Your goal.
Retype exactly what runs from the first line of the data to the line with "10.68, 10.70, 10.73]", keeping both of those lines and skipping pictures.

Available data.
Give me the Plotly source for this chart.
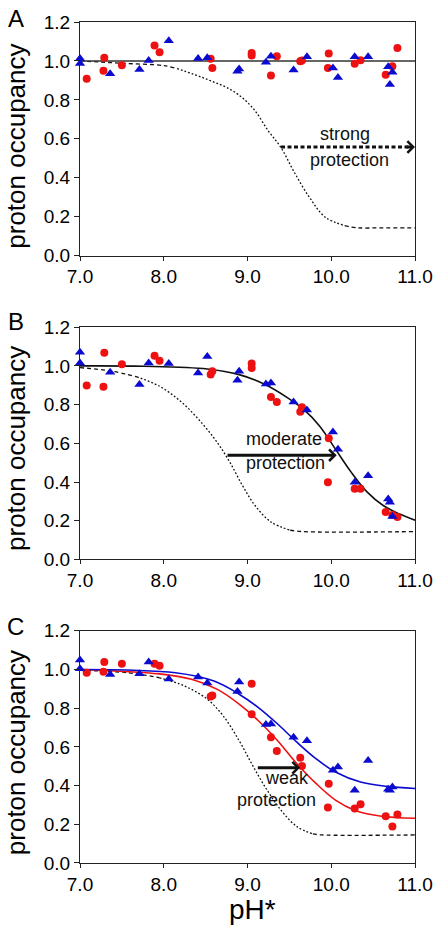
import plotly.graph_objects as go
from plotly.subplots import make_subplots

# ---------------- data ----------------
red_ph = [7.08, 7.29, 7.28, 7.50, 7.89, 7.95, 8.56, 8.58, 9.05, 9.05, 9.28,
          9.35, 9.63, 9.65, 9.97, 9.96, 10.28, 10.35, 10.65, 10.73, 10.79]
blue_ph = [7.0, 7.0, 7.36, 7.71, 7.82, 8.06, 8.41, 8.52, 8.88, 8.90, 9.22,
           9.28, 9.55, 9.71, 10.02, 10.08, 10.28, 10.44, 10.68, 10.70, 10.73]

A_red = [0.908, 1.017, 0.949, 0.978, 1.079, 1.045, 1.011, 0.964, 1.041, 1.028, 0.925,
         1.024, 0.999, 1.002, 1.038, 0.964, 0.985, 1.004, 0.929, 0.973, 1.067]
A_blue = [1.012, 0.987, 0.934, 0.956, 1.002, 1.104, 1.012, 1.016, 0.947, 0.959, 0.993,
          1.024, 0.954, 1.021, 0.964, 0.915, 1.021, 1.021, 0.970, 0.879, 0.942]
B_red = [0.899, 1.068, 0.892, 1.008, 1.053, 1.027, 0.955, 0.972, 1.012, 0.989, 0.839,
         0.813, 0.763, 0.787, 0.626, 0.399, 0.365, 0.365, 0.245, 0.230, 0.219]
B_blue = [1.070, 1.015, 0.967, 0.904, 1.015, 1.013, 0.964, 1.049, 0.926, 0.972, 0.907,
          0.912, 0.813, 0.772, 0.659, 0.570, 0.399, 0.433, 0.313, 0.296, 0.222]
C_red = [0.983, 1.039, 0.988, 1.029, 1.029, 1.019, 0.860, 0.865, 0.926, 0.769, 0.650,
         0.578, 0.544, 0.501, 0.410, 0.287, 0.282, 0.303, 0.241, 0.188, 0.251]
C_blue = [1.049, 1.003, 0.974, 0.978, 1.038, 0.951, 0.961, 0.930, 0.886, 0.935, 0.715,
          0.718, 0.650, 0.632, 0.479, 0.496, 0.376, 0.530, 0.381, 0.376, 0.393]

# reference (unprotected) curves
A_ref_x = [7.0, 7.5, 8.0, 8.16, 8.52, 8.83, 9.06, 9.25, 9.40, 9.55, 9.74, 9.93, 10.16, 10.31, 10.6, 11.0]
A_ref_y = [1.0, 0.988, 0.976, 0.961, 0.905, 0.845, 0.760, 0.640, 0.555, 0.435, 0.299, 0.197, 0.154, 0.143, 0.143, 0.143]
B_ref_x = [7.0, 7.38, 7.68, 7.95, 8.22, 8.45, 8.64, 8.79, 8.94, 9.09, 9.28, 9.51, 9.66, 11.0]
B_ref_y = [0.991, 0.973, 0.943, 0.895, 0.810, 0.707, 0.604, 0.502, 0.382, 0.279, 0.194, 0.151, 0.144, 0.144]
C_ref_x = [7.0, 7.57, 7.95, 8.25, 8.52, 8.71, 8.90, 9.05, 9.21, 9.40, 9.59, 9.78, 9.89, 11.0]
C_ref_y = [0.995, 0.983, 0.957, 0.914, 0.846, 0.760, 0.632, 0.513, 0.393, 0.273, 0.188, 0.150, 0.145, 0.145]

# fitted curves
A_fit_x = [7.0, 11.0]
A_fit_y = [1.0, 1.0]
B_fit_x = [7.0, 7.76, 8.52, 8.90, 9.21, 9.48, 9.67, 9.86, 10.05, 10.24, 10.43, 10.62, 10.81, 11.0]
B_fit_y = [1.0, 0.998, 0.984, 0.955, 0.904, 0.835, 0.775, 0.690, 0.570, 0.450, 0.348, 0.279, 0.236, 0.203]
C_rfit_x = [7.0, 7.95, 8.33, 8.64, 8.90, 9.13, 9.36, 9.59, 9.82, 10.05, 10.28, 10.58, 11.0]
C_rfit_y = [1.0, 0.977, 0.949, 0.897, 0.821, 0.735, 0.632, 0.513, 0.410, 0.325, 0.273, 0.243, 0.231]
C_bfit_x = [7.0, 8.14, 8.60, 8.90, 9.13, 9.36, 9.59, 9.82, 10.05, 10.35, 10.66, 11.0]
C_bfit_y = [1.0, 0.983, 0.940, 0.872, 0.803, 0.718, 0.624, 0.538, 0.470, 0.418, 0.396, 0.385]

x_ticks = [7, 8, 9, 10, 11]
y_ticks = [0.0, 0.2, 0.4, 0.6, 0.8, 1.0, 1.2]

panel_letters = ["A", "B", "C"]
arrow_labels = [("strong", "protection"), ("moderate", "protection"), ("weak", "protection")]
# arrow tail / tip (data coords)
arrow_tail = [(9.40, 0.558), (8.743, 0.539), (9.105, 0.492)]
arrow_tip = [(11.0, 0.558), (10.065, 0.539), (9.627, 0.492)]
# label positions (data coords): first line, second line
label_pos = [((10.165, 0.625), (10.22, 0.492)),
             ((9.43, 0.62), (9.45, 0.497)),
             ((9.475, 0.437), (9.35, 0.327))]

RED = "#ee1111"
BLUE = "#0b0bd0"
DARK = "#222222"
FONT = "Liberation Sans, Arial, sans-serif"

fig = make_subplots(rows=3, cols=1)


def runs(xs, ys, lo=0.16, hi=0.94):
    flags = [(ys[i] <= lo and ys[i + 1] <= lo) or (ys[i] >= hi and ys[i + 1] >= hi)
             for i in range(len(xs) - 1)]
    out = []
    start = 0
    for i in range(1, len(flags) + 1):
        if i == len(flags) or flags[i] != flags[start]:
            out.append((flags[start], xs[start:i + 1], ys[start:i + 1]))
            start = i
    return out


panels = [
    dict(red=A_red, blue=A_blue, ref=(A_ref_x, A_ref_y), fits=[(A_fit_x, A_fit_y, "#333333")]),
    dict(red=B_red, blue=B_blue, ref=(B_ref_x, B_ref_y), fits=[(B_fit_x, B_fit_y, "#111111")]),
    dict(red=C_red, blue=C_blue, ref=(C_ref_x, C_ref_y),
         fits=[(C_rfit_x, C_rfit_y, RED), (C_bfit_x, C_bfit_y, BLUE)]),
]

for i, p in enumerate(panels):
    row = i + 1
    for flat, xs, ys in runs(*p["ref"]):
        fig.add_trace(go.Scatter(x=xs, y=ys, mode="lines", line_shape="spline",
                                 line=dict(color="#111111", width=1.3,
                                           dash="4px,3px" if flat else "1.8px,2px"),
                                 showlegend=False, hoverinfo="skip"), row=row, col=1)
    for fx, fy, col in p["fits"]:
        fig.add_trace(go.Scatter(x=fx, y=fy, mode="lines", line_shape="spline",
                                 line=dict(color=col, width=1.6),
                                 showlegend=False, hoverinfo="skip"), row=row, col=1)
    fig.add_trace(go.Scatter(x=red_ph, y=p["red"], mode="markers", cliponaxis=False,
                             marker=dict(symbol="circle", size=8, color=RED, line=dict(width=0)),
                             showlegend=False), row=row, col=1)
    fig.add_trace(go.Scatter(x=blue_ph, y=p["blue"], mode="markers", cliponaxis=False,
                             marker=dict(symbol="triangle-up", size=9, color=BLUE, line=dict(width=0)),
                             showlegend=False), row=row, col=1)

# domains (top margin 17, bottom 65, plot height 846)
domains = [[0.7222, 1.0], [0.3609, 0.6371], [0.0, 0.2762]]
for i in range(3):
    sfx = "" if i == 0 else str(i + 1)
    fig.layout["yaxis" + sfx].update(
        domain=domains[i], range=[0, 1.2], tickvals=y_ticks, tickformat=".1f",
        ticks="outside", ticklen=5, tickwidth=1, tickcolor=DARK,
        showline=True, linecolor=DARK, linewidth=1, mirror=True,
        showgrid=False, zeroline=False, tickfont=dict(size=19, color="black", family=FONT))
    fig.layout["xaxis" + sfx].update(
        domain=[0, 1], range=[7, 11], tickvals=x_ticks, tickformat=".1f",
        ticks="outside", ticklen=4, tickwidth=1, tickcolor=DARK, ticklabeloverflow="allow",
        showline=True, linecolor=DARK, linewidth=1, mirror=True,
        showgrid=False, zeroline=False, tickfont=dict(size=19, color="black", family=FONT))

annotations = []
letter_y = [1.0041, 0.6436, 0.2813]
title_y = [0.8517, 0.4923, 0.1306]
for i in range(3):
    sfx = "" if i == 0 else str(i + 1)
    annotations.append(dict(text=panel_letters[i], xref="paper", yref="paper", x=-0.1924, y=letter_y[i],
                            xanchor="center", yanchor="middle", showarrow=False,
                            font=dict(size=24, color="black", family=FONT)))
    annotations.append(dict(text="proton occupancy", textangle=-90, xref="paper", yref="paper",
                            x=-0.1910, y=title_y[i], xanchor="center", yanchor="middle",
                            showarrow=False, font=dict(size=26, color="black", family=FONT)))
    (l1x, l1y), (l2x, l2y) = label_pos[i]
    annotations.append(dict(text=arrow_labels[i][0], xref="x" + sfx, yref="y" + sfx, x=l1x, y=l1y,
                            showarrow=False, borderpad=0,
                            font=dict(size=18, color="#111", family=FONT)))
    annotations.append(dict(text=arrow_labels[i][1], xref="x" + sfx, yref="y" + sfx, x=l2x, y=l2y,
                            showarrow=False, borderpad=0,
                            font=dict(size=18, color="#111", family=FONT)))
    tx, ty = arrow_tip[i]
    sx, sy = arrow_tail[i]
    if i == 0:
        fig.add_shape(type="line", xref="x", yref="y", x0=sx, y0=sy, x1=tx - 0.08, y1=ty,
                      line=dict(color="#111", width=3, dash="4px,2.5px"))
        annotations.append(dict(text="", x=tx, y=ty, xref="x", yref="y", ax=-10, ay=0,
                                showarrow=True, arrowhead=4, arrowsize=0.75, arrowwidth=3,
                                arrowcolor="#111", standoff=0))
    else:
        annotations.append(dict(text="", x=tx, y=ty, xref="x" + sfx, yref="y" + sfx,
                                ax=sx, ay=sy, axref="x" + sfx, ayref="y" + sfx,
                                showarrow=True, arrowhead=4, arrowsize=0.75, arrowwidth=3,
                                arrowcolor="#111", standoff=0))

annotations.append(dict(text="pH*", xref="paper", yref="paper", x=0.516, y=-0.0556,
                        xanchor="center", yanchor="middle", showarrow=False,
                        font=dict(size=28, color="black", family=FONT)))

fig.update_layout(width=445, height=928, margin=dict(l=80, r=15, t=17, b=65),
                  plot_bgcolor="white", paper_bgcolor="white", showlegend=False,
                  annotations=annotations, font=dict(family=FONT))

fig.write_html("out.html", config={"displayModeBar": False},
               post_script="document.body.style.margin='0';document.body.style.overflow='hidden';")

Reply to the exercise.
Give me the Plotly source for this chart.
import plotly.graph_objects as go
from plotly.subplots import make_subplots

# ---------------- data ----------------
red_ph = [7.08, 7.29, 7.28, 7.50, 7.89, 7.95, 8.56, 8.58, 9.05, 9.05, 9.28,
          9.35, 9.63, 9.65, 9.97, 9.96, 10.28, 10.35, 10.65, 10.73, 10.79]
blue_ph = [7.0, 7.0, 7.36, 7.71, 7.82, 8.06, 8.41, 8.52, 8.88, 8.90, 9.22,
           9.28, 9.55, 9.71, 10.02, 10.08, 10.28, 10.44, 10.68, 10.70, 10.73]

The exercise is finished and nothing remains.